Arcades arguably originated in London in the sixteenth century as the sites of financial exchange and trade. Adopting a spatial arrangement from Italian mercantile cities where the financial exchange of bankers took place in arcaded courtyards, the Royal Exchange, built in 1568, consisted of a two-story gallery around an open courtyard. In 1609 a rival, the New Exchange, was built farther west in the Strand, internalizing the courtyard and placing an arcaded walk around the outside, two rows of shops and a central corridor on the ground floor, and three rows of shops on the upper floor. The New Exchange and those that followed, such as the Exeter Change (1676) and the Middle Exchange, were located to the west of the city, their intended customers initially the nobility traveling west from their residences.

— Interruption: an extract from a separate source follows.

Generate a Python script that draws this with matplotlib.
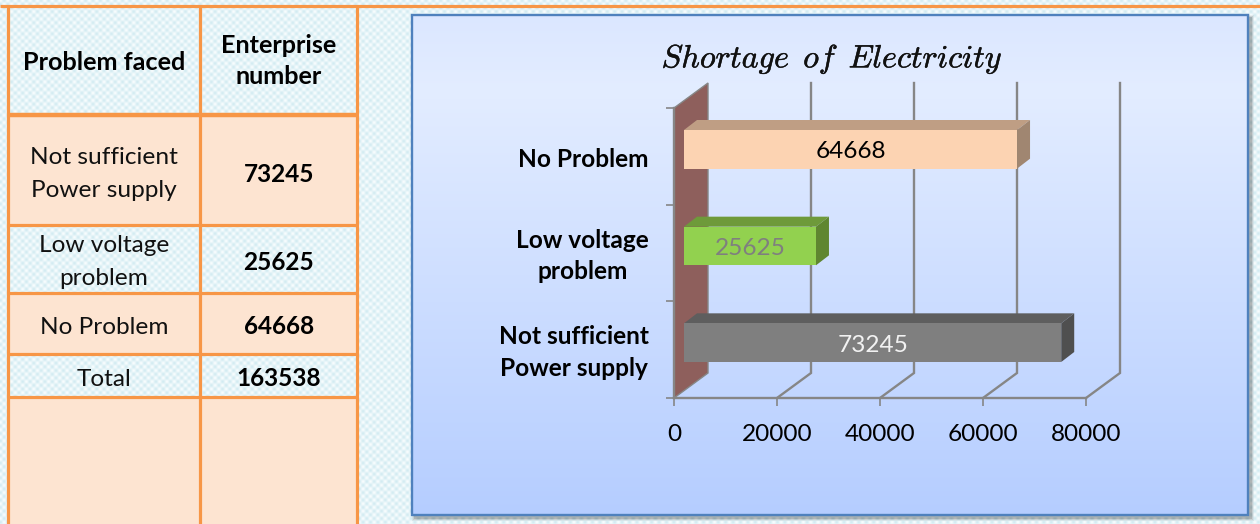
import numpy as np
import matplotlib
matplotlib.use("Agg")
import matplotlib.pyplot as plt
import matplotlib.patheffects as pe
from matplotlib.patches import Polygon, Rectangle

categories = ["Not sufficient\nPower supply", "Low voltage\nproblem", "No Problem"]
values = [73245, 25625, 64668]
total = 163538
x_ticks = [0, 20000, 40000, 60000, 80000]
front_colors = ["#7f7f7f", "#92d14f", "#fcd3b2"]
top_colors = ["#5e5e5e", "#6e9a3a", "#bf9e84"]
side_colors = ["#4f4f4f", "#5f8630", "#a08671"]
label_colors = ["#f2f2f2", "#7f7f7f", "#000000"]
table_header = ["Problem faced", "Enterprise\nnumber"]
table_rows = [("Not sufficient\nPower supply", "73245"), ("Low voltage\nproblem", "25625"),
              ("No Problem", "64668"), ("Total", str(total))]
title = r"$Shortage\ \,of\ \,Electricity$"

plt.rcParams["font.family"] = ["Lato", "DejaVu Sans"]
plt.rcParams["mathtext.fontset"] = "cm"
W, H = 1260, 524
ORANGE = "#f79646"
GRID = "#868686"
fig = plt.figure(figsize=(W / 100, H / 100), dpi=100)
bg = fig.add_axes([0, 0, 1, 1])
bg.set_axis_off()

# lattice texture of the page
yy, xx = np.mgrid[0:H, 0:W]
period = 7.4
lat = (np.cos(2 * np.pi * (xx + yy) / period) + np.cos(2 * np.pi * (xx - yy) / period)) / 4 + 0.5
c0, c1 = np.array([0.83, 0.925, 0.95]), np.array([0.97, 0.99, 0.995])
tex = c0 + (c1 - c0)[None, None, :] * lat[..., None]
bg.imshow(tex, extent=[0, W, H, 0], aspect="auto", zorder=0, interpolation="bilinear")

# table
col_x = [8, 200, 357]
row_y = [5.5, 115, 225, 293, 354, 397, 524]
for i, filled in enumerate([False, True, False, True, False, True]):
    if filled:
        bg.add_patch(Rectangle((col_x[0], row_y[i]), col_x[2] - col_x[0], row_y[i + 1] - row_y[i],
                               fc="#fde4d1", ec="none", zorder=1))
for x in col_x:
    bg.plot([x, x], [5, H], color=ORANGE, lw=2.3, zorder=2, solid_capstyle="butt")
bg.plot([0, W], [5.5, 5.5], color=ORANGE, lw=2.3, zorder=2, solid_capstyle="butt")
for k, y in enumerate(row_y[1:-1]):
    bg.plot([col_x[0], col_x[2]], [y, y], color=ORANGE, lw=3.2 if k == 0 else 2.3, zorder=2, solid_capstyle="butt")
TS = 17.6
TB = 18.2
bg.text(104, 62, table_header[0], ha="center", va="center", fontsize=TB, fontweight="bold", color="k", zorder=3)
bg.text(279, 61, table_header[1], ha="center", va="center", fontsize=TB, fontweight="bold", color="k", zorder=3, linespacing=1.47)
ry = [174, 262, 327, 379]
for (a, b), y in zip(table_rows, ry):
    bg.text(104, y, a, ha="center", va="center", fontsize=TS, color="#111111", zorder=3, linespacing=1.65)
    bg.text(279, y, b, ha="center", va="center", fontsize=TS, fontweight="bold", color="k", zorder=3)

# chart panel
px0, px1, py0, py1 = 412, 1248, 15, 515
for off, a in [(6, .06), (4, .10), (2, .14)]:
    bg.add_patch(Rectangle((px0 + 3 - off / 2, py0 + 3 - off / 2), px1 - px0 + off, py1 - py0 + off, fc="k", alpha=a, ec="none", zorder=3))
t = np.linspace(0, 1, 256)
stops = np.array([[0.86, 0.905, 1.0], [0.89, 0.928, 1.0], [0.71, 0.805, 1.0]])
g = np.stack([np.interp(t, [0, 0.15, 1], stops[:, c]) for c in range(3)], axis=1)[:, None, :]
bg.imshow(g, extent=[px0, px1, py1, py0], aspect="auto", zorder=4)
bg.add_patch(Rectangle((px0, py0), px1 - px0, py1 - py0, fc="none", ec="#4f81bd", lw=1.7, zorder=5))
bg.set_xlim(0, W)
bg.set_ylim(H, 0)
bg.text(832, 59, title, ha="center", va="center", fontsize=23.2, color="#111111", zorder=6,
        path_effects=[pe.withStroke(linewidth=0.3, foreground="#111111")])

# chart axes (front plane)
ax = fig.add_axes([674 / W, (H - 398) / H, 412 / W, 290 / H], zorder=2)
ax.patch.set_alpha(0)
ax.set_xlim(0, 80000)
ax.set_ylim(0, 3)
ux = 80000 / 412      # data per pixel
uy = 3 / 290
depth_x, depth_y = 34 * ux, 25 * uy

# wall, back gridlines, floor
ax.add_patch(Polygon([(0, 0), (depth_x, depth_y), (depth_x, 3 + depth_y), (0, 3)], fc="#8e5f5c", ec=GRID, lw=1.0, zorder=1, clip_on=False))
for tk in x_ticks[1:]:
    ax.plot([tk, tk + depth_x, tk + depth_x], [0, depth_y, 3 + depth_y], color=GRID, lw=1.7, zorder=1, clip_on=False, solid_joinstyle="miter")

# bars with depth
gap_x, gap_y = 10 * ux, 7 * uy
bx, by = 13 * ux, 10 * uy
bh = 0.4
for i, v in enumerate(values):
    cy = i + 0.5 + gap_y
    x0, x1 = gap_x, v + gap_x
    y0, y1 = cy - bh / 2, cy + bh / 2
    ax.barh(cy, v, height=bh, left=gap_x, color=front_colors[i], zorder=4, clip_on=False)
    ax.add_patch(Polygon([(x0, y1), (x1, y1), (x1 + bx, y1 + by), (x0 + bx, y1 + by)], fc=top_colors[i], ec="none", zorder=3, clip_on=False))
    ax.add_patch(Polygon([(x1, y0), (x1 + bx, y0 + by), (x1 + bx, y1 + by), (x1, y1)], fc=side_colors[i], ec="none", zorder=3, clip_on=False))
    ax.text((x0 + x1) / 2, cy - 2.5 * uy, str(v), ha="center", va="center", fontsize=TS, color=label_colors[i], zorder=5)

for s in ["top", "right"]:
    ax.spines[s].set_visible(False)
for s in ["left", "bottom"]:
    ax.spines[s].set_color(GRID)
    ax.spines[s].set_linewidth(1.7)
ax.set_xticks(x_ticks)
ax.set_xticklabels([str(tk) for tk in x_ticks], fontsize=TS, color="k")
ax.set_yticks([0, 1, 2, 3])
ax.set_yticklabels([])
ax.set_yticks([i + 0.5 - 3 * uy for i in range(len(categories))], minor=True)
ax.set_yticklabels(categories, minor=True, fontsize=TS, fontweight="bold", color="k", multialignment="center", linespacing=1.47, va="center")
ax.tick_params(axis="y", which="minor", length=0, pad=18)
ax.tick_params(axis="y", which="major", length=6, width=1.2, color=GRID)
ax.tick_params(axis="x", length=6, width=1.2, color=GRID, pad=12.5)

fig.savefig("out.png", dpi=100)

By siting trade internally and rationalizing the layout of booths, these commodity exchanges sanitized and regulated the market place, making it acceptable to a new bourgeois class, providing fancy goods—perfumes and clothes rather than the food products of traditional markets. The bazaar, a multistory building containing shopping stalls or counters, as well as picture galleries, indoor gardens, and menageries, by using a name that evoked the exotic qualities of the merchandise, took the process of commodification one stage further. Under the management of one proprietor, counters were rented out to retailers of different trades, attracting customers to a wider variety of commodities—dresses, accessories, millinery.
Precedents for English arcades also came from France, from the Jardins du Palais Royal (1781– 1786), a quadrangle with an arcaded ground floor and shops along one side, described as the prototype of the prerevolutionary Parisian arcade, a meeting place for wealthy society prerevolution and post-revolution, converted into shops. The first arcades, places of transition as well as exchange, such as the Galleries du Bois, the Passage Feydeau (1791), and the Passage du Caire (1797–1799), followed shortly afterward. The first two arcades constructed during the early decades of the nineteenth century in London were the Royal Opera Arcade (1815–1817), designed by John Nash and G. S. Repton, and the Burlington Arcade (1818–1819), designed by Samuel Ware. A third London arcade, the Lowther Arcade, was also part of an urban improvement scheme around Trafalgar Square. The London arcades were part of plans to promote the fashionable and wealthy residential areas of the west around Piccadilly, Bond Street, Oxford Street, and Regent Street as a zone of luxury commodity consumption.
The Burlington Arcade was built for Lord Cavendish, the owner of Burlington House, to create a private realm, protected from the street, for an elite class of shopper. Arcades were represented as safe environments, usually under the management of one proprietor, physically secure with safety features, such as guards and lockable gates. Designed along strict and rational grids, with no hidden spaces or secret activities, these buildings promoted order and control. From the outset, entry to the arcade was moderated; members of Lord Cavendish's ex-military regiment were employed as beadles to guard entry to the arcade and to enforce certain regulations. These governed opening and closing times (the arcade closed at 8 p.m. and was locked at night); the kind of movement that could take place in the arcade (this excluded running, pushing a pram, and carrying bulky packages or open umbrellas); and the noise level in the arcade (there was to be no whistling, singing, or playing of musical instruments). In contrast to the surrounding unruly city, associated with danger and threat, emphasis was placed on order and control. The status of the arcade was clearly indicated to passersby at the point of entry, the threshold with the street, where the presence of the beadles and the colonnaded screens indicated a transition from the unruly and public to the ordered and private.